プロ野球はオープン戦たけなわだが、今回は13日に行われる名古屋ウィメンズマラソンに注目したい。リオデジャネイロ五輪の女子マラソン代表最終選考レースであり、2004年アテネ五輪の金メダリスト野口みずき(シスメックス)が「五輪への挑戦はこれが最後」と明言して出場する。一方、代表入りが有力視されている福士加代子(ワコール)が一度は参戦を表明しながら、一転して欠場を決め込むという騒動も起こった。かつて日本のお家芸だった女子マラソン史上、様々な意味で曲がり角となりそうな大会なのである。
五輪への最後の挑戦
福士は1月31日、大阪国際女子マラソンで2時間22分17秒で優勝した。日本陸連による設定記録2時間22分30秒をひとりだけクリアする好タイムで、昨夏の世界陸上北京大会で7位に入賞した伊藤舞(大塚製薬=リオ五輪内定済み)に続き、代表入りは確実と見られている。が、最終レースの名古屋で設定記録をクリアする選手が2人以上出た場合、福士が落選する可能性が僅かながらも残っているため、陸連は「当確」を出せなかった。

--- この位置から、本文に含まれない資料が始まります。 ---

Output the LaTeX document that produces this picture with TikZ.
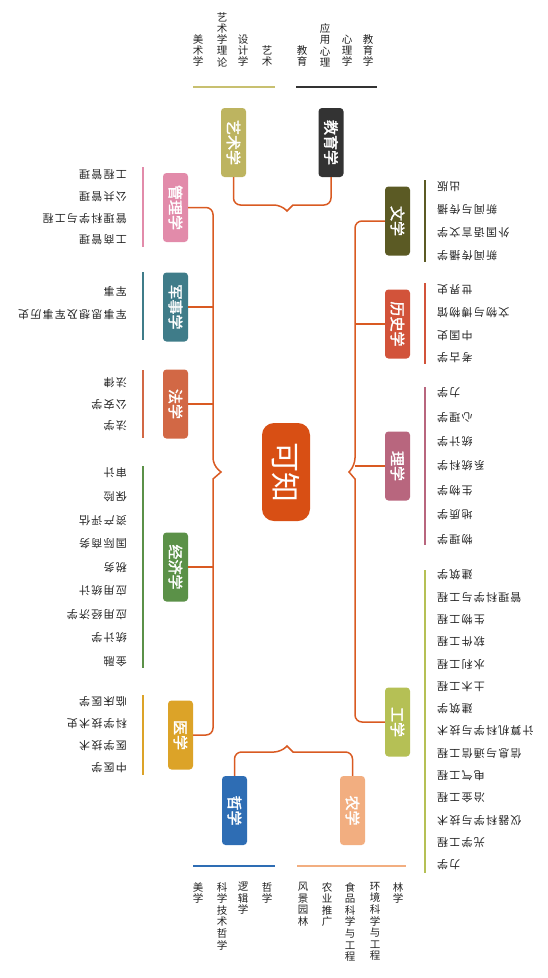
\documentclass[tikz,border=0pt]{standalone}
\usepackage{fontspec}
\setmainfont{Noto Sans CJK SC}[AutoFakeBold=2]
\newfontfamily\rowfont{Noto Sans CJK SC}[LetterSpace=11]
\definecolor{conn}{HTML}{D95A22}
\definecolor{cmain}{HTML}{D84F14}
\definecolor{txt}{HTML}{222222}
\definecolor{cJiaoyu}{HTML}{333333}
\definecolor{cYishu}{HTML}{BDB460}
\definecolor{cYishuBar}{HTML}{C8C070}
\definecolor{cWen}{HTML}{5B5A24}
\definecolor{cLishi}{HTML}{D2533A}
\definecolor{cLi}{HTML}{B8667E}
\definecolor{cGong}{HTML}{B5C055}
\definecolor{cNong}{HTML}{F2AE80}
\definecolor{cZhe}{HTML}{2E6DB4}
\definecolor{cGuanli}{HTML}{E28BAA}
\definecolor{cJunshi}{HTML}{3F7C89}
\definecolor{cFa}{HTML}{D26845}
\definecolor{cJingji}{HTML}{5B9148}
\definecolor{cYi}{HTML}{DCA328}
\begin{document}
\begin{tikzpicture}[x=1pt,y=-1pt,
  box/.style={rounded corners=3.5pt, minimum width=25pt, minimum height=69pt, inner sep=0pt, text=white, font=\fontsize{15}{15}\selectfont\bfseries},
  conn/.style={draw=conn, line width=1.5pt, rounded corners=7pt},
  bar/.style={line width=2pt},
  rleaf/.style={anchor=west, inner sep=0pt, text=txt, font=\rowfont\fontsize{11}{11}\selectfont},
  lleaf/.style={anchor=east, inner sep=0pt, text=txt, font=\rowfont\fontsize{11}{11}\selectfont},
  tcol/.style={anchor=south, inner sep=0pt, align=center, text=txt, font=\fontsize{10.5}{11.2}\selectfont},
  bcol/.style={anchor=north, inner sep=0pt, align=center, text=txt, font=\fontsize{10.5}{11.6}\selectfont}]
\useasboundingbox (0,0) rectangle (547,978);

% central node
\node[fill=cmain, rounded corners=12pt, minimum width=48pt, minimum height=98pt, inner sep=0pt, text=white, font=\fontsize{30}{30}\selectfont] (center) at (286,472) {\rotatebox{-90}{可知}};

% branch boxes
\node[box, fill=cJiaoyu] (jiaoyu) at (331,142.5) {\rotatebox{-90}{教育学}};
\node[box, fill=cYishu] (yishu) at (233.5,142.5) {\rotatebox{-90}{艺术学}};
\node[box, fill=cWen] (wenxue) at (397.5,221) {\rotatebox{-90}{文学}};
\node[box, fill=cLishi] (lishi) at (397.5,324) {\rotatebox{-90}{历史学}};
\node[box, fill=cLi] (lixue) at (397.5,466) {\rotatebox{-90}{理学}};
\node[box, fill=cGong] (gongxue) at (397.5,722) {\rotatebox{-90}{工学}};
\node[box, fill=cNong] (nongxue) at (352.5,810.5) {\rotatebox{-90}{农学}};
\node[box, fill=cZhe] (zhexue) at (234.5,810.5) {\rotatebox{-90}{哲学}};
\node[box, fill=cGuanli] (guanli) at (175.5,207.5) {\rotatebox{-90}{管理学}};
\node[box, fill=cJunshi] (junshi) at (175.5,307) {\rotatebox{-90}{军事学}};
\node[box, fill=cFa] (faxue) at (175.5,404) {\rotatebox{-90}{法学}};
\node[box, fill=cJingji] (jingji) at (175.5,567) {\rotatebox{-90}{经济学}};
\node[box, fill=cYi] (yixue) at (180.5,735) {\rotatebox{-90}{医学}};

% notch coordinates
\coordinate (tA) at (281,205); \coordinate (tT) at (287,211); \coordinate (tB) at (293,205);
\coordinate (bA) at (281,752); \coordinate (bT) at (287,746); \coordinate (bB) at (293,752);
\coordinate (lA) at (213,465); \coordinate (lT) at (221,472); \coordinate (lB) at (213,479);
\coordinate (rA) at (355,465); \coordinate (rT) at (349,472); \coordinate (rB) at (355,479);

% connectors
\draw[conn] (yishu.south) |- (tA) [sharp corners] -- (tT) -- (tB) [rounded corners=7pt] -| (jiaoyu.south);
\draw[conn] (zhexue.north) |- (bA) [sharp corners] -- (bT) -- (bB) [rounded corners=7pt] -| (nongxue.north);
\draw[conn] (guanli.east) -| (lA) [sharp corners] -- (lT) -- (lB) [rounded corners=7pt] |- (yixue.east);
\draw[conn] (junshi.east) -- (junshi.east -| lA);
\draw[conn] (faxue.east) -- (faxue.east -| lA);
\draw[conn] (jingji.east) -- (jingji.east -| lA);
\draw[conn] (wenxue.west) -| (rA) [sharp corners] -- (rT) -- (rB) [rounded corners=7pt] |- (gongxue.west);
\draw[conn] (lishi.west) -- (lishi.west -| rA);
\draw[conn] (lixue.west) -- (lixue.west -| rA);

% bars
\draw[bar, cYishuBar] (193,87) -- (275,87);
\draw[bar, cJiaoyu] (296,87) -- (377,87);
\draw[bar, cZhe] (193,866) -- (275,866);
\draw[bar, cNong] (297,866) -- (406,866);
\draw[bar, cWen] (425,180) -- (425,262);
\draw[bar, cLishi] (425,283) -- (425,364);
\draw[bar, cLi] (425,387) -- (425,545);
\draw[bar, cGong] (425,570) -- (425,873);
\draw[bar, cGuanli] (143,167) -- (143,247);
\draw[bar, cJunshi] (143,272) -- (143,340);
\draw[bar, cFa] (143,370) -- (143,438);
\draw[bar, cJingji] (143,466) -- (143,668);
\draw[bar, cYi] (143,695) -- (143,775);

% top leaves
\node[tcol] (ys1) at (198,67) {美\\术\\学};
\node[tcol] (ys2) at (222,67) {艺\\术\\学\\理\\论};
\node[tcol] (ys3) at (243,67) {设\\计\\学};
\node[tcol] (ys4) at (267,67) {艺\\术};
\node[tcol] (jy1) at (302,67) {教\\育};
\node[tcol] (jy2) at (325,67) {应\\用\\心\\理};
\node[tcol] (jy3) at (347,67) {心\\理\\学};
\node[tcol] (jy4) at (368,67) {教\\育\\学};

% bottom leaves
\node[bcol] (zx1) at (198,882) {美\\学};
\node[bcol] (zx2) at (222,882) {科\\学\\技\\术\\哲\\学};
\node[bcol] (zx3) at (243,882) {逻\\辑\\学};
\node[bcol] (zx4) at (267,882) {哲\\学};
\node[bcol] (nx1) at (303,882) {风\\景\\园\\林};
\node[bcol] (nx2) at (327,882) {农\\业\\推\\广};
\node[bcol] (nx3) at (350,882) {食\\品\\科\\学\\与\\工\\程};
\node[bcol] (nx4) at (375,882) {环\\境\\科\\学\\与\\工\\程};
\node[bcol] (nx5) at (398,882) {林\\学};

% right leaves
\foreach \t [count=\i from 0] in {出版,新闻与传播,外国语言文学,新闻传播学}
  \node[rleaf] (wx\i) at (437,{187+23*\i}) {\rotatebox{180}{\t}};
\foreach \t [count=\i from 0] in {世界史,文物与博物馆,中国史,考古学}
  \node[rleaf] (ls\i) at (437,{290+22.7*\i}) {\rotatebox{180}{\t}};
\foreach \t [count=\i from 0] in {力学,心理学,统计学,系统科学,生物学,地质学,物理学}
  \node[rleaf] (lx\i) at (437,{393+24.4*\i}) {\rotatebox{180}{\t}};
\foreach \t [count=\i from 0] in {建筑学,管理科学与工程,生物工程,软件工程,水利工程,土木工程,建筑学,计算机科学与技术,信息与通信工程,电气工程,冶金工程,仪器科学与技术,光学工程,力学}
  \node[rleaf] (gx\i) at (437,{575+22.3*\i}) {\rotatebox{180}{\t}};

% left leaves
\foreach \t [count=\i from 0] in {工程管理,公共管理,管理科学与工程,工商管理}
  \node[lleaf] (gl\i) at (127,{175+21.7*\i}) {\rotatebox{180}{\t}};
\foreach \t [count=\i from 0] in {军事,军事思想及军事历史}
  \node[lleaf] (js\i) at (127,{292+23*\i}) {\rotatebox{180}{\t}};
\foreach \t [count=\i from 0] in {法律,公安学,法学}
  \node[lleaf] (fx\i) at (127,{383+21.5*\i}) {\rotatebox{180}{\t}};
\foreach \t [count=\i from 0] in {审计,保险,资产评估,国际商务,税务,应用统计,应用经济学,统计学,金融}
  \node[lleaf] (jj\i) at (127,{473+23.6*\i}) {\rotatebox{180}{\t}};
\foreach \t [count=\i from 0] in {临床医学,科学技术史,医学技术,中医学}
  \node[lleaf] (yx\i) at (127,{702+22*\i}) {\rotatebox{180}{\t}};
\end{tikzpicture}
\end{document}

これに態度を硬化させた福士、永山忠幸・ワコール監督が2月25日、名古屋へ一般参加でエントリーした。ゼッケンも101番と決まっていた。だが、大阪国際から41日後にまたフルマラソンを走ったりしたら、たとえリオ五輪のマラソン(8月14日)に出場できても惨敗は確実。陸連が思いとどまるように要望していた最中、3月1日になって突然、名古屋の大会実行委員会が福士の欠場を発表したのだ。どうやら、福士、永山監督としては、曖昧な選考基準に対する問題提起が目的で、強行出場するつもりは最初からなかったようだ。人騒がせとの誹りは免れまいが、五輪への執念を感じさせる行動だったとも言える。